More Halloween 2008 scents!

More from our Scary Movies Collection...

Evil Bread: Scent-nopsis - The evil baker has done it again. He's whipped up a zucchini bread sniff so deliciously evil it's killed every well-meaning diet out there. This is a fragrance that shows no mercy to any unwitting soul who dares sniff it. Tattered carb-free, sugar-free, fat-free, taste-free cookbooks lie lifeless on the sidewalk by his bakeshop. The Cast: Fresh grated cinnamon, brown sugar, pumpkin puree and spice, a subtle whiff of raisins all mixed into the most delicious zucchini bread batter.

Skeleton Key Lime Cola: Scent-nopsis - Mama Cecile & Papa Justify loved sipping this refreshing cola treat while sitting on their front porch...that is until the angry mob got to them. Legend has it that eternal silence befalls anyone who takes a sip of this cursed hoodoo brew. The Cast: Black cola, star anise, clear, sparkling soda, fresh-squeezed key limes and freshly grated zest.

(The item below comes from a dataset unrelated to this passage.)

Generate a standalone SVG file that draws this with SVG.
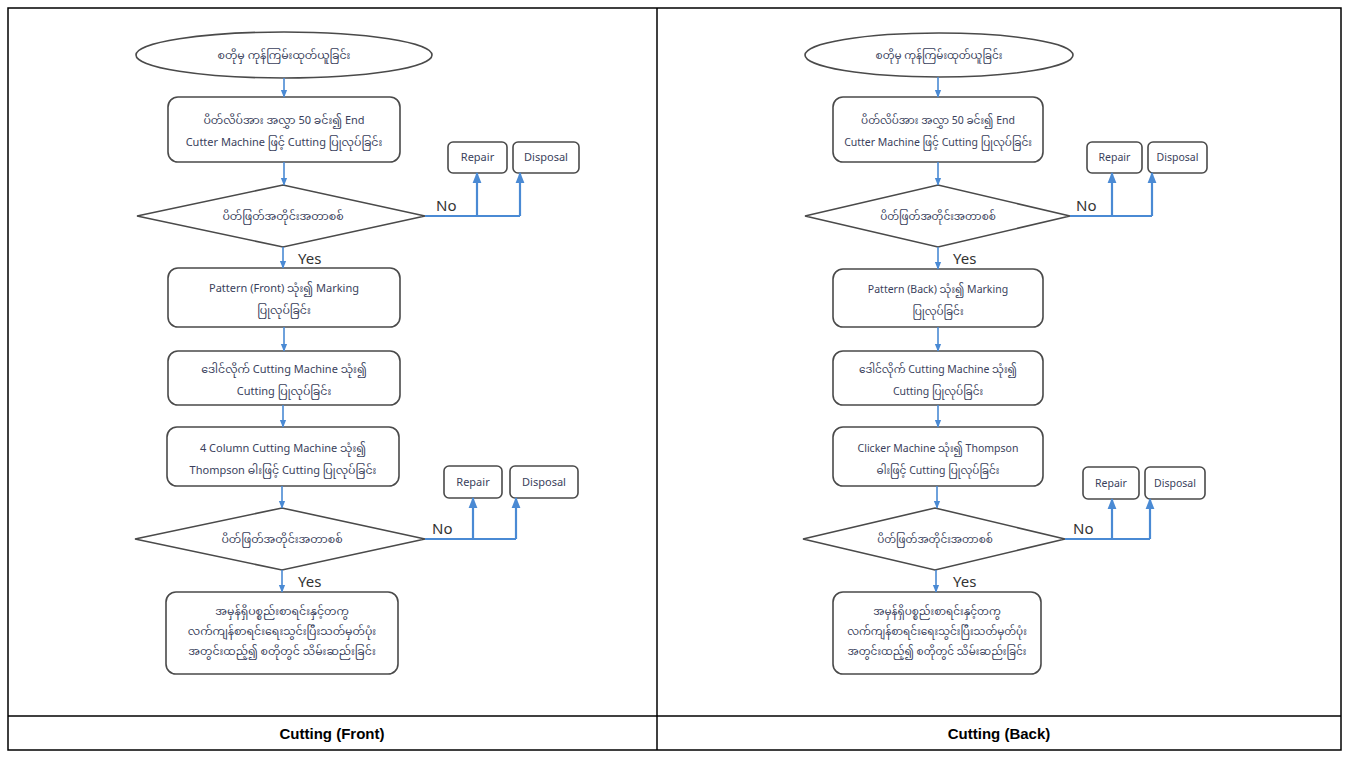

Cotton Candy Man: Scent-nopsis - Beware the man peddling this delicious treat. In a quiet suburban neighborhood, he knocks door-to-door enticing unsuspecting housewives to try a wisp of his cotton candy confection. They all fall victim to his evil confection. The Cast: Black, over-ripe plums, hint of fresh grated dark ginger root, winter pear flesh and innocent pink cotton candy.

Dial M for Marshmallow: Scent-nopsis - With the phone in her hand, she tried valiantly to ask for help from the person on the other end. She couldn't even scream if she wanted to. She had greedily shoved fistfuls of the most amazing yellow-cake treat in her mouth until she could no longer speak. The Cast: Fluffy marshmallow cream filling, lightly buttery and sweet yellow cupcake and spiced sprinkles.

Ghost Sips: Scent-nopsis - A true pirate's brew to celebrate the ghoul in you. Warm and slightly smoky, nightwatchmen of the high seas sip this fig tea concoction to keep them rrrroasty toasty and protect them from the cold air. The Cast: Dried fig leaves, ghostly white ginger, a shot of poison apple nectar, rhubarb root, cold sea air, burning wood.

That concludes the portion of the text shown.